# Video: Transcendental Functions as Power Series

Consider the series ∑_(𝑛 = 1)^(∞) (𝑛³/(3𝑛!)). Determine whether the series converges or diverges.

02:57

### Video Transcript

Consider the series the sum from 𝑛 is equal to one to ∞ of 𝑛 cubed over three 𝑛 factorial. Determine whether the series converges or diverges.

We can try using the ratio test to determine whether the series converges or diverges. The ratio test tells us that for some series, which is the sum from 𝑛 equals one to ∞ of 𝑎 𝑛 with, 𝐿 being equal to the limit as 𝑛 tends to ∞ of the absolute value of 𝑎 𝑛 plus one over 𝑎 𝑛, that firstly, if 𝐿 is less than one, then our series converges absolutely. Secondly, if 𝐿 is greater than one, then our series diverges. And finally, if 𝐿 is equal to one, then the test is inconclusive. Now, in our case, we can see that 𝑎 𝑛 is equal to 𝑛 cubed over three 𝑛 factorial. Let’s quickly note that this three 𝑛 factorial in the denominator is equal to three multiplied by 𝑛 factorial. And so, the factorial symbol affects only the 𝑛 and not the three.
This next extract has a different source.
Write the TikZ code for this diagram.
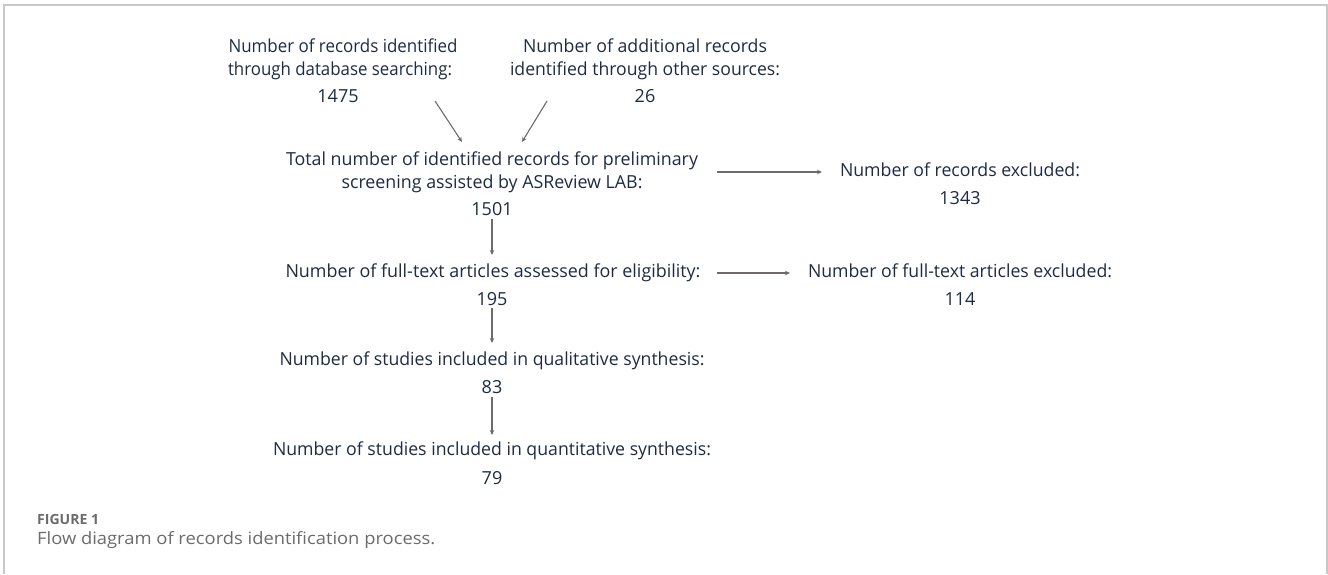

Next, we can write down what 𝑎 𝑛 plus one is. We simply change each 𝑛 in 𝑎 𝑛 to 𝑛 plus one. And we see that 𝑎 𝑛 plus one is equal to 𝑛 plus one cubed over three 𝑛 plus one factorial. Now, we’re ready to find 𝐿. We have that 𝐿 is equal to the limit as 𝑛 tends to ∞ of the absolute value of 𝑎 𝑛 plus one over 𝑎 𝑛. We substitute in 𝑎 𝑛 plus one and one over 𝑎 𝑛. Now, we’re ready to start simplifying.
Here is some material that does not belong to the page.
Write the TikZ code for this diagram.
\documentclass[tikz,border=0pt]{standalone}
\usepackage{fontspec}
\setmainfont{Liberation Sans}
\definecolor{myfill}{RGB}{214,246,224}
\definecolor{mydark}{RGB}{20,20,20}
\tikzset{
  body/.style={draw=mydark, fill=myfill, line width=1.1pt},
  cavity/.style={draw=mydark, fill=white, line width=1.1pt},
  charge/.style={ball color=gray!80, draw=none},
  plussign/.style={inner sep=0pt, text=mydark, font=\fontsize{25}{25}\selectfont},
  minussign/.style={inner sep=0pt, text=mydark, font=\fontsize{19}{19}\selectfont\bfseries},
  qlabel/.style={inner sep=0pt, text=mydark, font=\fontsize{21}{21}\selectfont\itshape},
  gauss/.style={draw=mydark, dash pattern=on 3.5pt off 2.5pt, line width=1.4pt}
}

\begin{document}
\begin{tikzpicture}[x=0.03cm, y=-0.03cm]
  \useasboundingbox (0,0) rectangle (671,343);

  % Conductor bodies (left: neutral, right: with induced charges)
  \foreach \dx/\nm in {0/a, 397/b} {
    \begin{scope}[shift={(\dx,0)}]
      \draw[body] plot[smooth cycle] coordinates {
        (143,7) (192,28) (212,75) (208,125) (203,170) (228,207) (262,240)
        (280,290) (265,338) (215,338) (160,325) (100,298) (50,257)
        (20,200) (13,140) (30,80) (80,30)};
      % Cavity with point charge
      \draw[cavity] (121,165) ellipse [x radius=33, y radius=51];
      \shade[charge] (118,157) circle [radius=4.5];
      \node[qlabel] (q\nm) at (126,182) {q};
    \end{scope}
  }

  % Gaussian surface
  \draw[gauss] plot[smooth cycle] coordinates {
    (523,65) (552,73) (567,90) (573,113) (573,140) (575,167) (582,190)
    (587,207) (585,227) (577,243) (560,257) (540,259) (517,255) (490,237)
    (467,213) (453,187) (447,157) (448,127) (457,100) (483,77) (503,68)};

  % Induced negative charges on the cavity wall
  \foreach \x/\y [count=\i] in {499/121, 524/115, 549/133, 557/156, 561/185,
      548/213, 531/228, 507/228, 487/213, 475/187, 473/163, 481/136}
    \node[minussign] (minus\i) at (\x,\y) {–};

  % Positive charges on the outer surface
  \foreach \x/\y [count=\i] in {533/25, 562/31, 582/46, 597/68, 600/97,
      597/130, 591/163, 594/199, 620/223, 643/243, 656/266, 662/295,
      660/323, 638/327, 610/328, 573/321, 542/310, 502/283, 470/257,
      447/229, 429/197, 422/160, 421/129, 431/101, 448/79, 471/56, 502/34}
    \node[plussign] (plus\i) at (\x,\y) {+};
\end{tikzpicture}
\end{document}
First, we can cross cancel the factor of three. Next, we know that we can rewrite 𝑛 plus one factorial as 𝑛 plus one multiplied by 𝑛 factorial. This will allow us to write our limit as the limit as 𝑛 tends to ∞ of the absolute value of 𝑛 plus one cubed multiplied by 𝑛 factorial over 𝑛 plus one multiplied by 𝑛 factorial multiplied by 𝑛 cubed. And so, we can cross out the factor of 𝑛 factorial from the numerator and denominator. We can also cancel a factor of 𝑛 plus one from the denominator with one of the factors of 𝑛 plus one from the numerator. What we’re left with here is the limit as 𝑛 tends to ∞ of the absolute value of 𝑛 plus one squared over 𝑛 cubed.
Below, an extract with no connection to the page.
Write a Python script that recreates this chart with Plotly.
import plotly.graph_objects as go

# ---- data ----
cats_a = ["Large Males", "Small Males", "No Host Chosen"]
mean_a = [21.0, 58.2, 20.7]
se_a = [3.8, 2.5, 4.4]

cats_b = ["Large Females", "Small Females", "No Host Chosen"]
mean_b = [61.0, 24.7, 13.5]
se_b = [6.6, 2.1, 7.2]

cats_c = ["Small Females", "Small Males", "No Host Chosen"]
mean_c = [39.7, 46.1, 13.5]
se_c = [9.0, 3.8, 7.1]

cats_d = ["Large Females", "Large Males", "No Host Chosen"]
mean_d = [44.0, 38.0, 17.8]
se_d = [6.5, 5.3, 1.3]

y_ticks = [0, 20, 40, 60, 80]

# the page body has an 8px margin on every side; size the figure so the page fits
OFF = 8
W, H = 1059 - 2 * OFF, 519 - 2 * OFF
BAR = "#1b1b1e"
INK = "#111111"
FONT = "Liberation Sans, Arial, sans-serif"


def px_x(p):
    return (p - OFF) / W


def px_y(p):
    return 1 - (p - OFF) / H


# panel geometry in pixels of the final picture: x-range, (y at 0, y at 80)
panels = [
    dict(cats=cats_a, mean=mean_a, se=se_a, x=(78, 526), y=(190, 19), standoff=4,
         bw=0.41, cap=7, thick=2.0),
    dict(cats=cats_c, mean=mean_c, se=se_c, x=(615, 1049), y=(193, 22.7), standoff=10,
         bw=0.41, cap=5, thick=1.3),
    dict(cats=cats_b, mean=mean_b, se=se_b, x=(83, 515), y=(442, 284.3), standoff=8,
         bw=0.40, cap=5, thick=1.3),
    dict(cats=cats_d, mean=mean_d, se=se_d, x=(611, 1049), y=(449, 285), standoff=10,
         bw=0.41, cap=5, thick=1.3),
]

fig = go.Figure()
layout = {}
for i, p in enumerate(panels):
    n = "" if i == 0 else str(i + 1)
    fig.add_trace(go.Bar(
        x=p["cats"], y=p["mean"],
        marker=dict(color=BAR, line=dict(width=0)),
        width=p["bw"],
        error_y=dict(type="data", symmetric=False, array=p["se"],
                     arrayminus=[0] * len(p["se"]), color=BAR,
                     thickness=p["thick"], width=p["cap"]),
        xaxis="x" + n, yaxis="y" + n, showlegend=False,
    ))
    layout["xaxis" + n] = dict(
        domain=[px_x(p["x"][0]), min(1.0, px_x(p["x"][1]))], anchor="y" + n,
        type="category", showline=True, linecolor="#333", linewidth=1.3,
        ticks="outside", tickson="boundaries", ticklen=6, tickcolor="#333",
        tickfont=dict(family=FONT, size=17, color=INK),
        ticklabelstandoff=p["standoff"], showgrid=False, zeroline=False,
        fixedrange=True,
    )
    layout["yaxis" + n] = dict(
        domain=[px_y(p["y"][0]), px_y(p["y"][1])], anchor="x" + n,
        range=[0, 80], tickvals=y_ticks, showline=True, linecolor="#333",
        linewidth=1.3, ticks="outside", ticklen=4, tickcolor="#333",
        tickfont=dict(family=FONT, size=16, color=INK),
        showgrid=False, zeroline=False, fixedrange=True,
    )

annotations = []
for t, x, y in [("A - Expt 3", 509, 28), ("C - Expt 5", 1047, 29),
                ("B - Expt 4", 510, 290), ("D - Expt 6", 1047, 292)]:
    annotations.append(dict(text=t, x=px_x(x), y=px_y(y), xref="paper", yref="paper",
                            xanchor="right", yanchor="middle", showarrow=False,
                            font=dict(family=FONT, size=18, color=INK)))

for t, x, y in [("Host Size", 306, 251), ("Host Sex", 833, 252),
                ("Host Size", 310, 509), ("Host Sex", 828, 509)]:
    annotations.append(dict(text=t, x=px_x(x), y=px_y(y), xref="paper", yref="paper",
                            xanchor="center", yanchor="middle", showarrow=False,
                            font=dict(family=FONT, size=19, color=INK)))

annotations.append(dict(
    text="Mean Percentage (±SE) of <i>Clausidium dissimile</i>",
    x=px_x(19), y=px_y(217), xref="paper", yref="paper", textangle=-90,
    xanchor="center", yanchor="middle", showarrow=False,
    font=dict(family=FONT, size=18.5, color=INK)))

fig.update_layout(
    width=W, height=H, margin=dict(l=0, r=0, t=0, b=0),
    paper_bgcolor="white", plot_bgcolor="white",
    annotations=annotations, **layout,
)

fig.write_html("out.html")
Next, we can distribute the square in the numerator. Here, it is clear that our highest power of 𝑛 in the numerator is 𝑛 squared and our highest power of 𝑛 in the denominator is 𝑛 cubed. Since we’re taking the limit as 𝑛 tends to ∞ and the highest power of 𝑛 in the denominator is greater than the highest power of 𝑛 in the numerator, this tells us that this limit will be equal to zero. What we have found here is that our value of 𝐿 for this series is zero and zero is less than one. So when we look at our rule for the ratio test, we see that we’ve satisfied condition number one. And this tells us our solution to the question, which is that the sum from 𝑛 equals one to ∞ of 𝑛 cubed over three 𝑛 factorial converges absolutely.